▶ [Exercise]
Only the lines from the one containing "Write a Python" through the one containing "ax2.set_ylabel('1/Porosity (%)', fontsize=15.5, labelpad=16)" belong in the answer; copy them exactly and leave out pictures.

▶ [Material provided]
══════════════════════════════

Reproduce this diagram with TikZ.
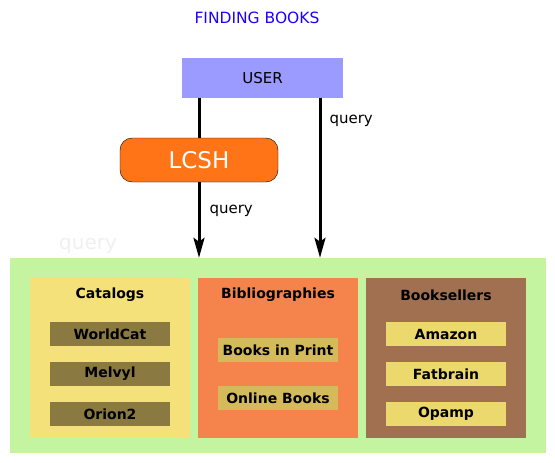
\documentclass[tikz,border=0pt]{standalone}
\usepackage{fontspec}
\setmainfont{DejaVu Sans}
\usetikzlibrary{arrows.meta}

\definecolor{titleblue}{RGB}{30,0,255}
\definecolor{userblue}{RGB}{154,154,255}
\definecolor{lcshorange}{RGB}{255,116,22}
\definecolor{poolgreen}{RGB}{196,244,160}
\definecolor{catyellow}{RGB}{244,225,122}
\definecolor{catitem}{RGB}{138,122,66}
\definecolor{biborange}{RGB}{245,132,76}
\definecolor{bibitem}{RGB}{212,186,90}
\definecolor{sellbrown}{RGB}{160,112,80}
\definecolor{sellitem}{RGB}{236,217,110}
\definecolor{faintgray}{RGB}{240,240,240}

\begin{document}
\begin{tikzpicture}[x=1pt,y=-1pt]
\useasboundingbox (0,0) rectangle (555,463);

\node (title) at (257,18) {\fontsize{15.5}{17}\selectfont\color{titleblue}FINDING BOOKS};

\begin{scope}[every node/.style={inner sep=0pt}]
    \node (user) at (262.5,78) [fill=userblue,minimum width=161pt,minimum height=40pt] {\fontsize{15}{17}\selectfont USER};
    \node (lcsh) at (199,160) [fill=lcshorange,draw=black,rounded corners=12pt,minimum width=158pt,minimum height=44pt,text=white] {\fontsize{23}{25}\selectfont LCSH};
    \node (pool) at (278,355.5) [fill=poolgreen,minimum width=536pt,minimum height=195pt] {};
    \node (faint) at (88,246) [text=faintgray] {\fontsize{20}{22}\selectfont query};
\end{scope}

\begin{scope}[every node/.style={inner sep=0pt,minimum width=160pt,minimum height=160pt}]
    \node (catalogs) at (110,358) [fill=catyellow] {};
    \node (biblio) at (278,358) [fill=biborange] {};
    \node (sellers) at (446,358) [fill=sellbrown] {};
\end{scope}

\begin{scope}[every node/.style={font=\fontsize{14}{16}\selectfont\bfseries}]
    \node (catalogs-t) at (110,295) {Catalogs};
    \node (biblio-t) at (278,295) {Bibliographies};
    \node (sellers-t) at (446,295) {Booksellers};
\end{scope}

\begin{scope}[every node/.style={inner sep=0pt,minimum width=120pt,minimum height=24pt,font=\fontsize{14}{16}\selectfont\bfseries}]
    \node (worldcat) at (110,334) [fill=catitem] {WorldCat};
    \node (melvyl) at (110,374) [fill=catitem] {Melvyl};
    \node (orion) at (110,414) [fill=catitem] {Orion2};
    \node (bip) at (278,350) [fill=bibitem] {Books in Print};
    \node (online) at (278,398) [fill=bibitem] {Online Books};
    \node (amazon) at (446,334) [fill=sellitem] {Amazon};
    \node (fatbrain) at (446,374) [fill=sellitem] {Fatbrain};
    \node (opamp) at (446,414) [fill=sellitem] {Opamp};
\end{scope}

\coordinate (user-r) at ([xshift=57.5pt]user.south);

\begin{scope}[>={Stealth[length=20pt,width=11pt,inset=4pt]},
              every node/.style={font=\fontsize{15}{17}\selectfont,inner sep=0pt},
              query_edge/.style={draw=black,line width=3pt}]
    \path (user.south -| lcsh.center) edge [query_edge] (lcsh.north);
    \path [->] (lcsh.south) edge [query_edge] node [right,xshift=9pt,yshift=9pt] {query} (lcsh.south |- pool.north);
    \path [->] (user-r) edge [query_edge] node [pos=0.14,right,xshift=8pt] {query} (user-r |- pool.north);
\end{scope}
\end{tikzpicture}
\end{document}
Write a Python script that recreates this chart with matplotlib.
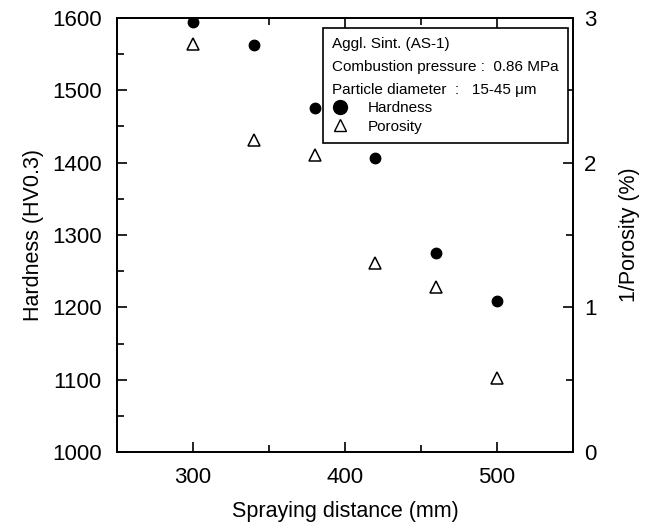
import matplotlib
matplotlib.use("Agg")
import matplotlib.pyplot as plt
from matplotlib.lines import Line2D
from matplotlib.ticker import MultipleLocator

plt.rcParams['font.family'] = ['Liberation Sans', 'DejaVu Sans']

distance = [300, 340, 380, 420, 460, 500]
hardness = [1594, 1563, 1476, 1406, 1275, 1209]
inv_porosity = [2.82, 2.16, 2.05, 1.31, 1.14, 0.51]

fig = plt.figure(figsize=(6.49, 5.27), dpi=100)
ax = fig.add_axes([0.180, 0.142, 0.703, 0.824])
ax2 = ax.twinx()

ax.plot(distance, hardness, 'o', color='black', markersize=7.5, zorder=3)
ax2.plot(distance, inv_porosity, '^', mfc='white', mec='black', mew=1.1,
         markersize=8, zorder=3)

ax.set_xlim(250, 550)
ax.set_ylim(1000, 1600)
ax2.set_ylim(0, 3)

ax.xaxis.set_major_locator(MultipleLocator(100))
ax.xaxis.set_minor_locator(MultipleLocator(50))
ax.yaxis.set_major_locator(MultipleLocator(100))
ax.yaxis.set_minor_locator(MultipleLocator(50))
ax2.yaxis.set_major_locator(MultipleLocator(1))
ax2.yaxis.set_minor_locator(MultipleLocator(0.5))

ax.tick_params(which='both', direction='in', top=True, labelsize=16, width=1.2)
ax.tick_params(axis='y', pad=11)
ax.tick_params(axis='x', pad=11)
ax.tick_params(which='major', length=7)
ax.tick_params(which='minor', length=5)
ax2.tick_params(which='both', direction='in', labelsize=16, width=1.2, pad=8)
ax2.tick_params(which='major', length=7)
ax2.tick_params(which='minor', length=5)

for a in (ax, ax2):
    for s in a.spines.values():
        s.set_linewidth(1.3)

ax.set_xlabel('Spraying distance (mm)', fontsize=15.5, labelpad=9)
ax.set_ylabel('Hardness (HV0.3)', fontsize=15.5, labelpad=6)
ax2.set_ylabel('1/Porosity (%)', fontsize=15.5, labelpad=16)

handles = [
    Line2D([], [], ls='none', marker='o', color='black', markersize=10),
    Line2D([], [], ls='none', marker='^', mfc='white', mec='black', markersize=9),
]
leg = ax2.legend(handles, ['Hardness', 'Porosity'],
                 title='Aggl. Sint. (AS-1)\nCombustion pressure :  0.86 MPa\nParticle diameter  :   15-45 \u03bcm',
                 title_fontsize=11, fontsize=11, alignment='left',
                 loc='upper right', bbox_to_anchor=(0.989, 0.977),
                 borderaxespad=0,
                 fancybox=False, edgecolor='black', framealpha=1,
                 handletextpad=1.3, borderpad=0.6, labelspacing=0.3,
                 handlelength=1.0)
leg.get_title().set_linespacing(1.8)
leg.get_frame().set_linewidth(1.2)

fig.savefig('out.png', dpi=100)
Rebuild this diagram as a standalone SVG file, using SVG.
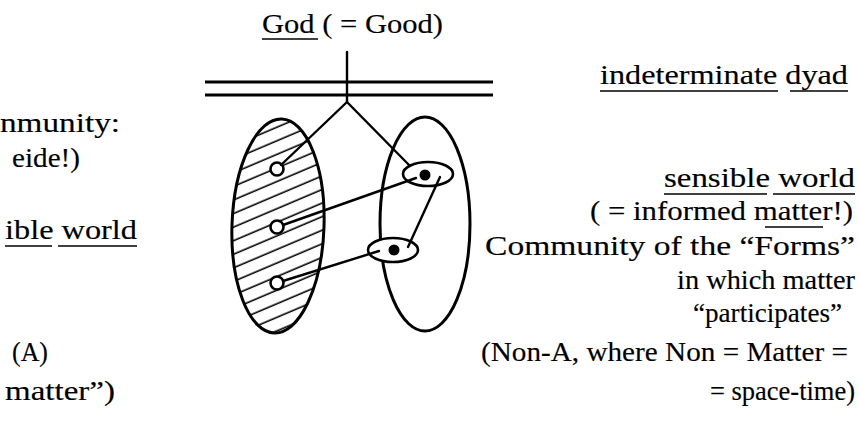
<svg xmlns="http://www.w3.org/2000/svg" width="859" height="425" viewBox="0 0 859 425">
<style>
  text { font-family: "Liberation Serif", "Times New Roman", serif; font-size: 27px; fill: #000; stroke: #000; stroke-width: 0.15; }
  .ul { stroke: #000; stroke-width: 1.6; }
  .bar { stroke: #000; stroke-width: 3; fill: none; }
  .con { stroke: #000; stroke-width: 2.4; fill: none; stroke-linecap: round; }
  .big { stroke: #000; stroke-width: 3; }
  .small { fill: #fff; stroke: #000; stroke-width: 2.6; }
  .dot { fill: #000; }
</style>
<defs>
  <pattern id="hatch" patternUnits="userSpaceOnUse" width="14" height="12.5" patternTransform="rotate(-25)">
    <line x1="0" y1="6" x2="14" y2="6" stroke="#000" stroke-width="1.6"/>
  </pattern>
</defs>
<rect width="859" height="425" fill="#fff"/>

<g id="god">
  <text x="262" y="33" textLength="181" lengthAdjust="spacingAndGlyphs">God ( = Good)</text>
  <line class="ul" x1="262" y1="39" x2="318" y2="39"/>
</g>
<g id="dyad">
  <line class="bar" x1="205" y1="82" x2="493" y2="82"/>
  <line class="bar" x1="205" y1="95" x2="493" y2="95"/>
  <text x="600" y="84" textLength="248" lengthAdjust="spacingAndGlyphs">indeterminate dyad</text>
  <line class="ul" x1="600" y1="91" x2="778" y2="91"/>
  <line class="ul" x1="790" y1="91" x2="848" y2="91"/>
</g>

<g id="left-texts">
  <text x="0" y="132" textLength="120" lengthAdjust="spacingAndGlyphs">nmunity:</text>
  <text x="12" y="167" textLength="68" lengthAdjust="spacingAndGlyphs">eide!)</text>
  <text x="5" y="239" textLength="132" lengthAdjust="spacingAndGlyphs">ible world</text>
  <line class="ul" x1="5" y1="246" x2="52" y2="246"/>
  <line class="ul" x1="58" y1="246" x2="137" y2="246"/>
  <text x="12" y="361" textLength="36" lengthAdjust="spacingAndGlyphs">(A)</text>
  <text x="5" y="400" textLength="110" lengthAdjust="spacingAndGlyphs">matter”)</text>
</g>

<g id="right-texts">
  <text x="664" y="187" textLength="191" lengthAdjust="spacingAndGlyphs">sensible world</text>
  <line class="ul" x1="664" y1="194" x2="767" y2="194"/>
  <line class="ul" x1="773" y1="194" x2="855" y2="194"/>
  <text x="590" y="220" textLength="263" lengthAdjust="spacingAndGlyphs">( = informed matter!)</text>
  <line class="ul" x1="765" y1="227" x2="823" y2="227"/>
  <text x="485" y="255" textLength="370" lengthAdjust="spacingAndGlyphs">Community of the “Forms”</text>
  <text x="677" y="289" textLength="178" lengthAdjust="spacingAndGlyphs">in which matter</text>
  <text x="693" y="322" textLength="149" lengthAdjust="spacingAndGlyphs">“participates”</text>
  <text x="481" y="361" textLength="367" lengthAdjust="spacingAndGlyphs">(Non-A, where Non = Matter =</text>
  <text x="710" y="400" textLength="145" lengthAdjust="spacingAndGlyphs">= space-time)</text>
</g>

<g id="intelligible-world">
  <ellipse class="big" cx="278" cy="226" rx="46" ry="107" fill="url(#hatch)" transform="rotate(2 278 226)"/>
</g>
<g id="sensible-world">
  <ellipse class="big" cx="425" cy="224" rx="45" ry="107" fill="none"/>
</g>

<g id="form-1"><circle class="small" cx="277" cy="169" r="6.5"/></g>
<g id="form-2"><circle class="small" cx="277" cy="227" r="6.5"/></g>
<g id="form-3"><circle class="small" cx="277" cy="283" r="6.5"/></g>
<g id="thing-1">
  <ellipse class="small" cx="428" cy="174" rx="25" ry="12"/>
  <circle class="dot" cx="425" cy="175" r="5.5"/>
</g>
<g id="thing-2">
  <ellipse class="small" cx="393" cy="250" rx="25" ry="12"/>
  <circle class="dot" cx="394" cy="250" r="5.5"/>
</g>

<g id="connectors">
  <line class="con" x1="347" y1="52" x2="347" y2="102"/>
  <line class="con" x1="347" y1="102" x2="281" y2="165"/>
  <line class="con" x1="347" y1="102" x2="410" y2="166"/>
  <line class="con" x1="283" y1="225" x2="416" y2="178"/>
  <line class="con" x1="283" y1="281" x2="379" y2="251"/>
  <line class="con" x1="440" y1="177" x2="408" y2="247"/>
</g>
</svg>
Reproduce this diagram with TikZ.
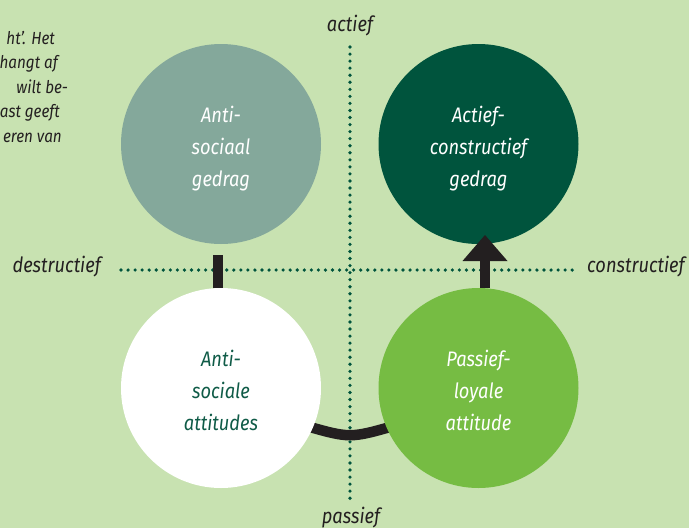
\documentclass[tikz,border=0pt]{standalone}
\usepackage{fontspec}
\setmainfont{Fira Sans}[FakeStretch=0.87]
\usetikzlibrary{calc}
\definecolor{bg}{HTML}{C8E2B1}
\definecolor{sage}{HTML}{84A89B}
\definecolor{dkgreen}{HTML}{00543D}
\definecolor{lgreen}{HTML}{76BC43}
\definecolor{txtgreen}{HTML}{0F5B47}
\definecolor{ink}{HTML}{231F20}
\newcommand\hstrut{\rule{0pt}{25pt}}
\newcommand\dstrut{\rule[-5pt]{0pt}{5pt}}
\tikzset{
  circ/.style={circle, minimum size=200pt, inner sep=0pt, align=center,
    font=\fontsize{21}{32}\selectfont\itshape},
  dotline/.style={draw=dkgreen, line width=3.6pt, line cap=round, dash pattern=on 0pt off 7.05pt},
  conn/.style={draw=ink, line width=10.5pt},
  lab/.style={inner sep=0pt, text=ink, font=\fontsize{21}{24}\selectfont\itshape},
  para/.style={inner sep=0pt, text=ink, font=\fontsize{17.5}{24}\selectfont\itshape, anchor=base east}
}
\begin{document}
\begin{tikzpicture}[x=1pt,y=-1pt]
\useasboundingbox (0,0) rectangle (689,528);
\fill[bg] (0,0) rectangle (689,528);
% axes
\coordinate (vtop) at (350,47);
\coordinate (vbot) at (350,499);
\coordinate (hl) at (121,270);
\coordinate (hr) at (573,270);
\draw[dotline] (vtop) -- (vbot);
\draw[dotline] (hl) -- (hr);
% arc connector
\coordinate (arcL) at (305,425.6);
\coordinate (arcR) at (395,425.6);
\draw[conn] (arcL) .. controls (350,438.4) .. (arcR);
% circles
\node[circ, fill=sage, text=white] (asg) at (221,144) {\hstrut Anti-\\sociaal\\gedrag\dstrut};
\node[circ, fill=dkgreen, text=white] (acg) at (478.5,144) {\hstrut Actief-\\constructief\\gedrag\dstrut};
\node[circ, fill=white, text=txtgreen] (asa) at (221,388) {\hstrut Anti-\\sociale\\attitudes\dstrut};
\node[circ, fill=lgreen, text=white] (pla) at (478.5,388) {\hstrut Passief-\\loyale\\attitude\dstrut};
% stub
\coordinate (stubtop) at (218,255);
\draw[conn] (stubtop) -- (stubtop |- asa.north);
% arrow
\coordinate (arrbase) at (485,261);
\coordinate (arrtip) at (485,235);
\draw[conn] (arrbase) -- (arrbase |- pla.north);
\fill[ink] (arrtip) -- ($(arrbase)+(-22.5,0)$) -- ($(arrbase)+(22.5,0)$) -- cycle;
% axis labels
\node[lab, anchor=base] (lact) at (350,31) {actief};
\node[lab, anchor=base] (lpas) at (351,523) {passief};
\node[lab, anchor=base east] (ldes) at (101,272) {destructief};
\node[lab, anchor=base west] (lcon) at (587,272) {constructief};
% cut-off paragraph
\node[para] (p1) at (55,44) {ht’. Het};
\node[para] (p2) at (58,68.5) {hangt af};
\node[para] (p3) at (68,93) {wilt be-};
\node[para] (p4) at (60,117.5) {ast geeft};
\node[para] (p5) at (62,142) {eren van};
\end{tikzpicture}
\end{document}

══════════════════════════════

▶ [Expected output]
Write a Python script that recreates this chart with matplotlib.
import matplotlib
matplotlib.use("Agg")
import matplotlib.pyplot as plt
from matplotlib.lines import Line2D
from matplotlib.ticker import MultipleLocator

plt.rcParams['font.family'] = ['Liberation Sans', 'DejaVu Sans']

distance = [300, 340, 380, 420, 460, 500]
hardness = [1594, 1563, 1476, 1406, 1275, 1209]
inv_porosity = [2.82, 2.16, 2.05, 1.31, 1.14, 0.51]

fig = plt.figure(figsize=(6.49, 5.27), dpi=100)
ax = fig.add_axes([0.180, 0.142, 0.703, 0.824])
ax2 = ax.twinx()

ax.plot(distance, hardness, 'o', color='black', markersize=7.5, zorder=3)
ax2.plot(distance, inv_porosity, '^', mfc='white', mec='black', mew=1.1,
         markersize=8, zorder=3)

ax.set_xlim(250, 550)
ax.set_ylim(1000, 1600)
ax2.set_ylim(0, 3)

ax.xaxis.set_major_locator(MultipleLocator(100))
ax.xaxis.set_minor_locator(MultipleLocator(50))
ax.yaxis.set_major_locator(MultipleLocator(100))
ax.yaxis.set_minor_locator(MultipleLocator(50))
ax2.yaxis.set_major_locator(MultipleLocator(1))
ax2.yaxis.set_minor_locator(MultipleLocator(0.5))

ax.tick_params(which='both', direction='in', top=True, labelsize=16, width=1.2)
ax.tick_params(axis='y', pad=11)
ax.tick_params(axis='x', pad=11)
ax.tick_params(which='major', length=7)
ax.tick_params(which='minor', length=5)
ax2.tick_params(which='both', direction='in', labelsize=16, width=1.2, pad=8)
ax2.tick_params(which='major', length=7)
ax2.tick_params(which='minor', length=5)

for a in (ax, ax2):
    for s in a.spines.values():
        s.set_linewidth(1.3)

ax.set_xlabel('Spraying distance (mm)', fontsize=15.5, labelpad=9)
ax.set_ylabel('Hardness (HV0.3)', fontsize=15.5, labelpad=6)
ax2.set_ylabel('1/Porosity (%)', fontsize=15.5, labelpad=16)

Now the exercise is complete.